Western sources have reportedly leaked Russian plans drawn up between 2008 and 2014 for “a series of overwhelming strikes across Western Europe,” the Financial Times reported.
Citing documents from Western security sources, Putin allegedly sought to enable the Russian navy to execute nuclear strikes within NATO territory were a conflict with the alliance to emerge.
Targets would not be solely military. According to William Alberque, a former NATO official, “There could be hundreds, if not thousands, of targets mapped across Europe, including military and infrastructure targets.”
Russia is also evidently still capable of transporting nuclear weapons on surface ships, which experts say carries a significant risk of escalation or accident. The Strategic Arms Reduction Treaty (START I), signed by the U.S. and Russia in 1991, was supposed to have eliminated this possibility, although many have often questioned Moscow’s adherence to it.

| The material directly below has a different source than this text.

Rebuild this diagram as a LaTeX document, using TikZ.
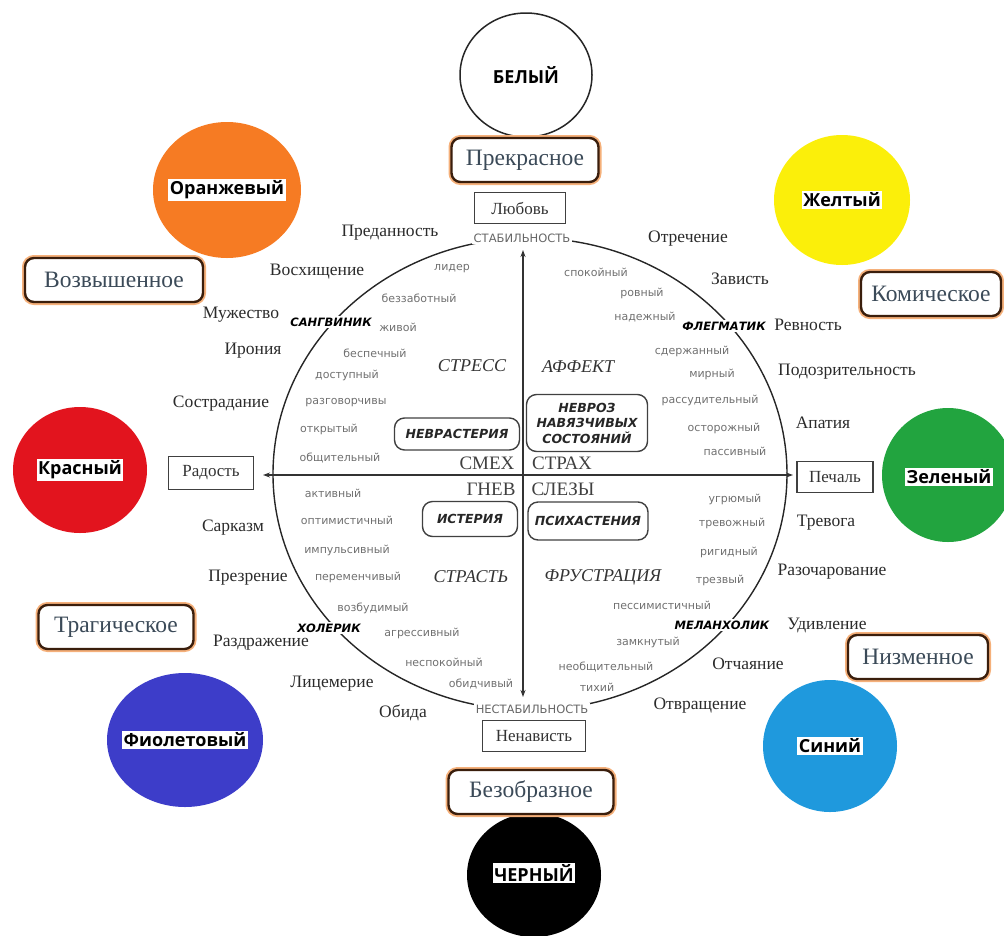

Possible targets presented by the FT included the west coast of France, military installations in Norway, Germany, and Estonia, as well as the British port town of Barrow-in-Furness, known for its production of nuclear submarines.

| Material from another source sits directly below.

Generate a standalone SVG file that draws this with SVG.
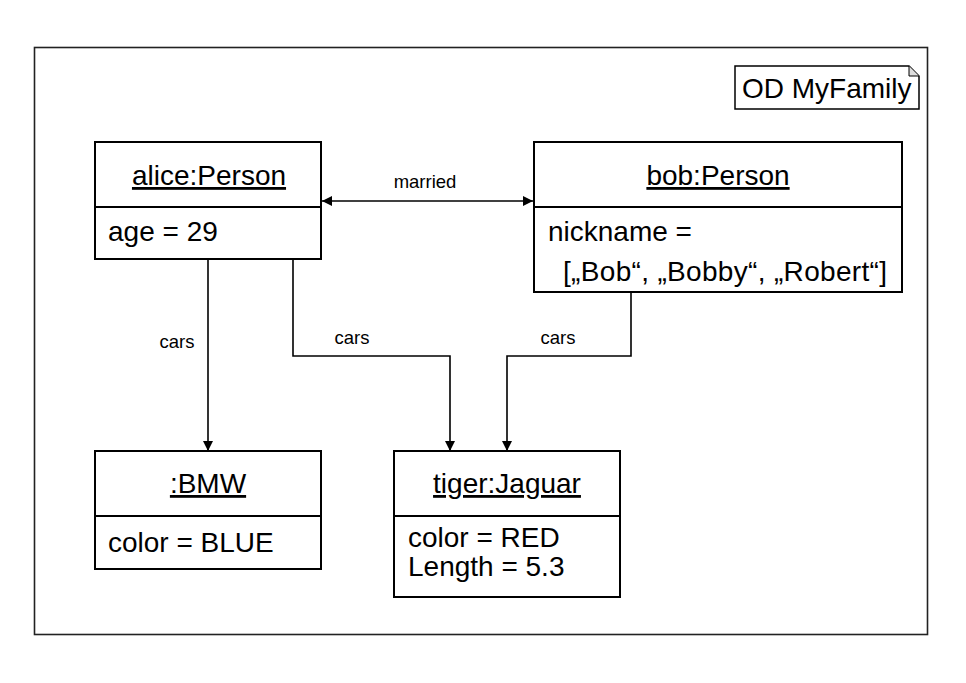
<svg xmlns="http://www.w3.org/2000/svg" width="966" height="683" viewBox="0 0 966 683">
<style>
.box{fill:#fff;stroke:#000;stroke-width:2}
.t{font-family:"Liberation Sans",Arial,sans-serif;font-size:28px;fill:#000}
.ti{text-anchor:middle;text-decoration:underline}
.lbl{font-family:"Liberation Sans",Arial,sans-serif;font-size:18.5px;fill:#000;text-anchor:middle}
.con{fill:none;stroke:#000;stroke-width:1.6}
</style>
<defs>
<marker id="ah" viewBox="0 0 10 10" refX="10" refY="5" markerWidth="10" markerHeight="10" markerUnits="userSpaceOnUse" orient="auto-start-reverse">
<path d="M0,0 L10,5 L0,10 Z" fill="#000"/>
</marker>
</defs>
<rect width="966" height="683" fill="#fff"/>
<rect id="frame" x="34.5" y="47.5" width="893" height="587" fill="none" stroke="#222" stroke-width="1.6"/>
<g id="note">
<path d="M735,66 H909 L919,76 V109 H735 Z" fill="#fff" stroke="#000" stroke-width="1.5"/>
<path d="M909,66 V76 H919" fill="#ddd" stroke="#000" stroke-width="1"/>
<text class="t" x="742" y="98">OD MyFamily</text>
</g>
<g id="connectors">
<line class="con" x1="322" y1="201" x2="533" y2="201" marker-start="url(#ah)" marker-end="url(#ah)"/>
<text class="lbl" x="425" y="188">married</text>
<line class="con" x1="208" y1="260" x2="208" y2="451" marker-end="url(#ah)"/>
<text class="lbl" x="177" y="348">cars</text>
<polyline class="con" points="293,260 293,356 450,356 450,451" marker-end="url(#ah)"/>
<text class="lbl" x="352" y="344">cars</text>
<polyline class="con" points="631,292 631,356 507,356 507,451" marker-end="url(#ah)" stroke="#333"/>
<text class="lbl" x="558" y="344">cars</text>
</g>
<g id="alice">
<rect class="box" x="95" y="142" width="226" height="117"/>
<line x1="95" y1="207" x2="321" y2="207" stroke="#000" stroke-width="2"/>
<text class="t ti" x="209" y="185">alice:Person</text>
<text class="t" x="108" y="241">age = 29</text>
</g>
<g id="bob">
<rect class="box" x="534" y="142" width="368" height="150"/>
<line x1="534" y1="207" x2="902" y2="207" stroke="#000" stroke-width="2"/>
<text class="t ti" x="718" y="185">bob:Person</text>
<text class="t" x="548" y="241">nickname =</text>
<text class="t" x="563" y="281" textLength="324" lengthAdjust="spacing">[„Bob“, „Bobby“, „Robert“]</text>
</g>
<g id="bmw">
<rect class="box" x="95" y="451" width="226" height="118"/>
<line x1="95" y1="516" x2="321" y2="516" stroke="#000" stroke-width="2"/>
<text class="t ti" x="208" y="493">:BMW</text>
<text class="t" x="108" y="552">color = BLUE</text>
</g>
<g id="jaguar">
<rect class="box" x="394" y="451" width="226" height="146"/>
<line x1="394" y1="516" x2="620" y2="516" stroke="#000" stroke-width="2"/>
<text class="t ti" x="507" y="493">tiger:Jaguar</text>
<text class="t" x="408" y="547">color = RED</text>
<text class="t" x="408" y="576">Length = 5.3</text>
</g>
</svg>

“They see (tactical nuclear warheads) as potentially war-winning weapons,” says Jeffrey Lewis, a professor at the Middlebury Institute of International Studies in Monterey and an arms control expert. “They’re going to want to use them, and they’re going to want to use them pretty quickly.”
Anton Bendarzsevszkij, director of the Oeconomus Economic Research Foundation, has said that “there is a global arms race that resembles the Cold War of the 1950s and 60s,” according to Mandiner.
Russia is said to have north of 5,500 nuclear warheads in its arsenal, while the United States has just over 5,000, meaning the two countries control some 90 percent of such weapons today.